--- Start of Records shown ---

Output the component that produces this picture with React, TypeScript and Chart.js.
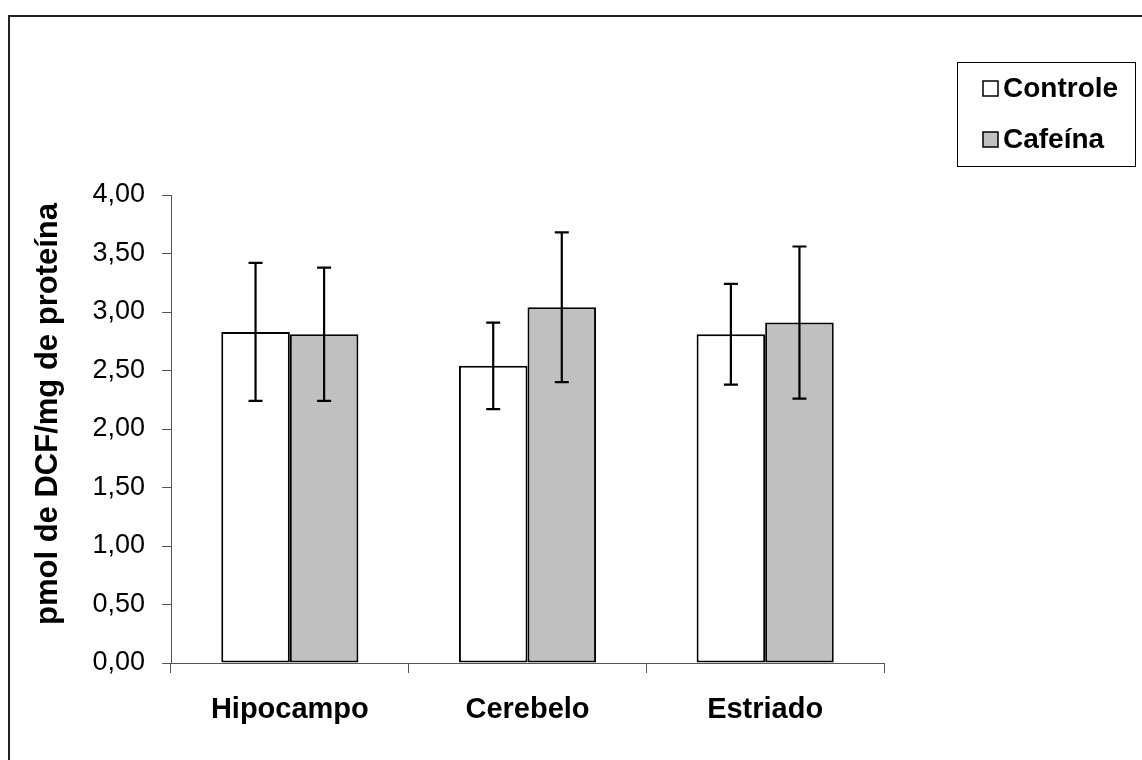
import React, { useEffect, useRef } from "react";
import { Chart, registerables } from "chart.js";

Chart.register(...registerables);

const categories = ["Hipocampo", "Cerebelo", "Estriado"];
const seriesNames = ["Controle", "Cafeína"];
const controleValues = [2.83, 2.54, 2.81];
const controleErrors = [0.59, 0.37, 0.43];
const cafeinaValues = [2.81, 3.04, 2.91];
const cafeinaErrors = [0.57, 0.64, 0.65];
const yTickLabels = ["0,00", "0,50", "1,00", "1,50", "2,00", "2,50", "3,00", "3,50", "4,00"];
const yAxisTitle = "pmol de DCF/mg de proteína";

const FONT = "'Liberation Sans', Arial, sans-serif";

const backgroundPlugin = {
  id: "bgFrame",
  beforeDraw(chart: any) {
    const ctx = chart.ctx;
    ctx.save();
    ctx.fillStyle = "#ffffff";
    ctx.fillRect(0, 0, chart.width, chart.height);
    ctx.strokeStyle = "#222";
    ctx.lineWidth = 2;
    ctx.beginPath();
    ctx.moveTo(1, chart.height);
    ctx.lineTo(1, 1);
    ctx.lineTo(chart.width, 1);
    ctx.stroke();
    ctx.restore();
  },
};

const yTitlePlugin = {
  id: "yTitle",
  afterDraw(chart: any) {
    const ctx = chart.ctx;
    const area = chart.chartArea;
    ctx.save();
    ctx.translate(40, (area.top + area.bottom) / 2 - 15);
    ctx.rotate(-Math.PI / 2);
    ctx.font = `bold 31px ${FONT}`;
    ctx.fillStyle = "#000";
    ctx.textAlign = "center";
    ctx.textBaseline = "middle";
    ctx.fillText(yAxisTitle, 0, 0);
    ctx.restore();
  },
};

const errorBarPlugin = {
  id: "errorBars",
  afterDatasetsDraw(chart: any) {
    const ctx = chart.ctx;
    const yScale = chart.scales.y;
    chart.data.datasets.forEach((ds: any, i: number) => {
      const meta = chart.getDatasetMeta(i);
      meta.data.forEach((bar: any, j: number) => {
        const v = ds.data[j];
        const e = ds.errors[j];
        const top = yScale.getPixelForValue(v + e);
        const bot = yScale.getPixelForValue(v - e);
        const x = bar.x;
        ctx.save();
        ctx.strokeStyle = "#000";
        ctx.lineWidth = 2.2;
        ctx.beginPath();
        ctx.moveTo(x, top);
        ctx.lineTo(x, bot);
        ctx.moveTo(x - 7, top);
        ctx.lineTo(x + 7, top);
        ctx.moveTo(x - 7, bot);
        ctx.lineTo(x + 7, bot);
        ctx.stroke();
        ctx.restore();
      });
    });
  },
};

const legendBoxPlugin = {
  id: "legendBox",
  afterDraw(chart: any) {
    const ctx = chart.ctx;
    const boxX = 949.5;
    const boxY = 47.5;
    const boxW = 178;
    const boxH = 104;
    ctx.save();
    ctx.strokeStyle = "#000";
    ctx.lineWidth = 1;
    ctx.strokeRect(boxX, boxY, boxW, boxH);
    ctx.font = `bold 28px ${FONT}`;
    ctx.textBaseline = "middle";
    ctx.textAlign = "left";
    chart.data.datasets.forEach((ds: any, i: number) => {
      const cy = 73 + i * 51;
      ctx.fillStyle = ds.backgroundColor;
      ctx.fillRect(975, cy - 7, 15, 15);
      ctx.strokeStyle = "#000";
      ctx.lineWidth = 1.5;
      ctx.strokeRect(975, cy - 7, 15, 15);
      ctx.fillStyle = "#000";
      ctx.fillText(ds.label, 995, cy + 1);
    });
    ctx.restore();
  },
};

export default function App() {
  const ref = useRef<HTMLCanvasElement | null>(null);

  useEffect(() => {
    if (!ref.current) return;
    const chart = new Chart(ref.current, {
      type: "bar",
      data: {
        labels: categories,
        datasets: [
          {
            label: seriesNames[0],
            data: controleValues,
            errors: controleErrors,
            backgroundColor: "#ffffff",
            borderColor: "#000000",
            borderWidth: 2,
            borderSkipped: false,
          } as any,
          {
            label: seriesNames[1],
            data: cafeinaValues,
            errors: cafeinaErrors,
            backgroundColor: "#c0c0c0",
            borderColor: "#000000",
            borderWidth: 2,
            borderSkipped: false,
          } as any,
        ],
      },
      options: {
        responsive: false,
        animation: false,
        devicePixelRatio: 1,
        categoryPercentage: 0.577,
        barPercentage: 1,
        layout: { padding: { left: 0, top: 180, right: 258, bottom: 0 } },
        plugins: {
          legend: { display: false },
          tooltip: { enabled: false },
        },
        scales: {
          x: {
            grid: {
              drawOnChartArea: false,
              drawTicks: true,
              tickLength: 10,
              color: "#555",
              offset: true,
            },
            border: { display: true, color: "#555", width: 1 },
            ticks: {
              color: "#000",
              padding: 20,
              font: { family: FONT, size: 29, weight: "bold" },
              maxRotation: 0,
            },
            afterFit(scale: any) {
              scale.height = 97;
            },
          },
          y: {
            min: 0,
            max: 4,
            grid: {
              drawOnChartArea: false,
              drawTicks: true,
              tickLength: 9,
              color: "#555",
            },
            border: { display: true, color: "#555", width: 1 },
            ticks: {
              stepSize: 0.5,
              color: "#000",
              padding: 17,
              font: { family: FONT, size: 27 },
              callback: (_v: any, i: number) => yTickLabels[i],
            },
            afterFit(scale: any) {
              scale.width = 163;
            },
          },
        },
      } as any,
      plugins: [backgroundPlugin, errorBarPlugin, legendBoxPlugin, yTitlePlugin],
    });
    return () => chart.destroy();
  }, []);

  return (
    <div style={{ position: "absolute", left: 8, top: 15, width: 1134, height: 745 }}>
      <canvas ref={ref} width={1134} height={745} style={{ display: "block" }} />
    </div>
  );
}
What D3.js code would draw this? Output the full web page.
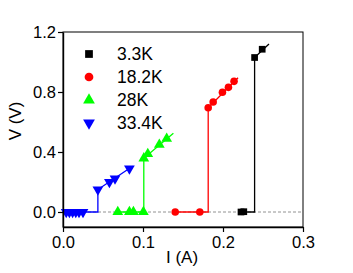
<!DOCTYPE html>
<html>
<head>
<meta charset="utf-8">
<script src="https://cdn.jsdelivr.net/npm/d3@7"></script>
<style>
  body { margin: 0; background: #fff; }
  svg text { font-family: "Liberation Sans", Arial, sans-serif; }
</style>
</head>
<body>
<div id="chart"></div>
<script>
// temperatures / series
var labels = ["3.3K", "18.2K", "28K", "33.4K"];
var colors = ["#000000", "#ff0000", "#00ff00", "#0000ff"];
var symbols = [d3.symbolSquare, d3.symbolCircle, d3.symbolTriangle, "down"];

// measured points [I (A), V (V)]
var pts33 = [[0.2225, 0], [0.226, 0.002], [0.2395, 1.03], [0.249, 1.085]];
var pts182 = [[0.1403, 0], [0.171, 0], [0.1815, 0.695], [0.1877, 0.733], [0.1993, 0.798], [0.2068, 0.831], [0.2138, 0.871]];
var pts28 = [[0.0685, 0], [0.083, 0], [0.088, 0], [0.1005, 0], [0.101, 0.358], [0.106, 0.387], [0.1204, 0.449], [0.1296, 0.489]];
var pts334 = [[0.004, 0], [0.008, 0], [0.012, 0], [0.016, 0], [0.02, 0], [0.025, 0], [0.0436, 0.15], [0.058, 0.2], [0.065, 0.223], [0.083, 0.29]];

// connecting traces (jump + fit line)
var line33 = [[0.2225, 0], [0.2395, 0], [0.2395, 1.03], [0.2575, 1.12]];
var line182 = [[0.1403, 0], [0.1815, 0], [0.1815, 0.695], [0.2188, 0.895]];
var line28 = [[0.0685, 0], [0.101, 0], [0.101, 0.358], [0.138, 0.525]];
var line334 = [[0, 0], [0.0436, 0], [0.0436, 0.15], [0.087, 0.305]];

var xTicks = [0, 0.1, 0.2, 0.3];
var yTicks = [0, 0.4, 0.8, 1.2];

var allPts = [pts33, pts182, pts28, pts334];
var allLines = [line33, line182, line28, line334];

var svgWidth = 353, svgHeight = 273;
var margin = {top: 32, right: 50, bottom: 46, left: 63};
var width = svgWidth - margin.left - margin.right,
    height = svgHeight - margin.top - margin.bottom;

var svg = d3.select("#chart")
  .append("svg")
    .attr("width", svgWidth)
    .attr("height", svgHeight)
  .append("g")
    .attr("transform", `translate(${margin.left},${margin.top})`);

var x = d3.scaleLinear().domain([0, 0.3]).range([0, 240]);
var y = d3.scaleLinear().domain([-0.1, 1.2]).range([195, 0]);

// zero reference line
svg.append("line")
  .attr("x1", x(0)).attr("x2", x(0.3))
  .attr("y1", y(0)).attr("y2", y(0))
  .attr("stroke", "#777").attr("stroke-width", 0.8)
  .attr("stroke-dasharray", "3,2");

// frame
svg.append("rect")
  .attr("x", 0).attr("y", 0)
  .attr("width", x(0.3)).attr("height", y(-0.1))
  .attr("fill", "none").attr("stroke", "#000").attr("stroke-width", 1);

function symbolPath(s, size) {
  if (s === "down") {
    return d3.symbol().type(d3.symbolTriangle).size(size)();
  }
  return d3.symbol().type(s).size(size)();
}
function symbolRot(s) { return s === "down" ? " rotate(180)" : ""; }
var sizes = [45, 45, 50, 50];

var line = d3.line().x(d => x(d[0])).y(d => y(d[1]));

allLines.forEach(function(l, i) {
  svg.append("path")
    .datum(l)
    .attr("fill", "none")
    .attr("stroke", colors[i])
    .attr("stroke-width", 1.3)
    .attr("d", line);
});

allPts.forEach(function(p, i) {
  svg.selectAll(".pt" + i)
    .data(p)
    .enter().append("path")
      .attr("class", "pt" + i)
      .attr("d", symbolPath(symbols[i], sizes[i]))
      .attr("fill", colors[i])
      .attr("transform", d => `translate(${x(d[0])},${y(d[1])})` + symbolRot(symbols[i]));
});

// axes
var xAxis = svg.append("g")
  .attr("transform", `translate(0,${y(-0.1)})`)
  .call(d3.axisBottom(x).tickValues(xTicks).tickFormat(d3.format(".1f")).tickSize(5).tickSizeOuter(0));
var yAxis = svg.append("g")
  .call(d3.axisLeft(y).tickValues(yTicks).tickFormat(d3.format(".1f")).tickSize(5).tickSizeOuter(0));

[xAxis, yAxis].forEach(function(a) {
  a.select(".domain").attr("stroke-width", 1.4);
  a.selectAll("line").attr("stroke-width", 1.2);
  a.selectAll("text").attr("font-size", 16.5).attr("fill", "#000")
    .style("font-family", "'Liberation Sans', Arial, sans-serif");
});
xAxis.selectAll("text").attr("dy", "0.95em").attr("y", 5);
yAxis.selectAll("text").attr("x", -7);

// axis titles
svg.append("text")
  .attr("x", 119).attr("y", 231)
  .attr("text-anchor", "middle")
  .attr("font-size", 17)
  .text("I (A)");
svg.append("text")
  .attr("transform", `translate(-42,${121 - margin.top}) rotate(-90)`)
  .attr("text-anchor", "middle")
  .attr("font-size", 17)
  .text("V (V)");

// legend
var legend = svg.append("g").attr("transform", "translate(26,22)");
labels.forEach(function(lab, i) {
  var g = legend.append("g").attr("transform", `translate(0,${i * 23})`);
  g.append("path")
    .attr("d", symbolPath(symbols[i], 60))
    .attr("fill", colors[i])
    .attr("transform", "translate(0,0)" + symbolRot(symbols[i]));
  g.append("text")
    .attr("x", 28).attr("y", 0).attr("dy", "0.35em")
    .attr("font-size", 17.5)
    .text(lab);
});
</script>
</body>
</html>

--- End of Records shown ---

Skip every picture and return the lines above from the top through the one that contains "Chart.register(...registerables);".

■ Task answer
Output the component that produces this picture with React, TypeScript and Chart.js.
import React, { useEffect, useRef } from "react";
import { Chart, registerables } from "chart.js";

Chart.register(...registerables);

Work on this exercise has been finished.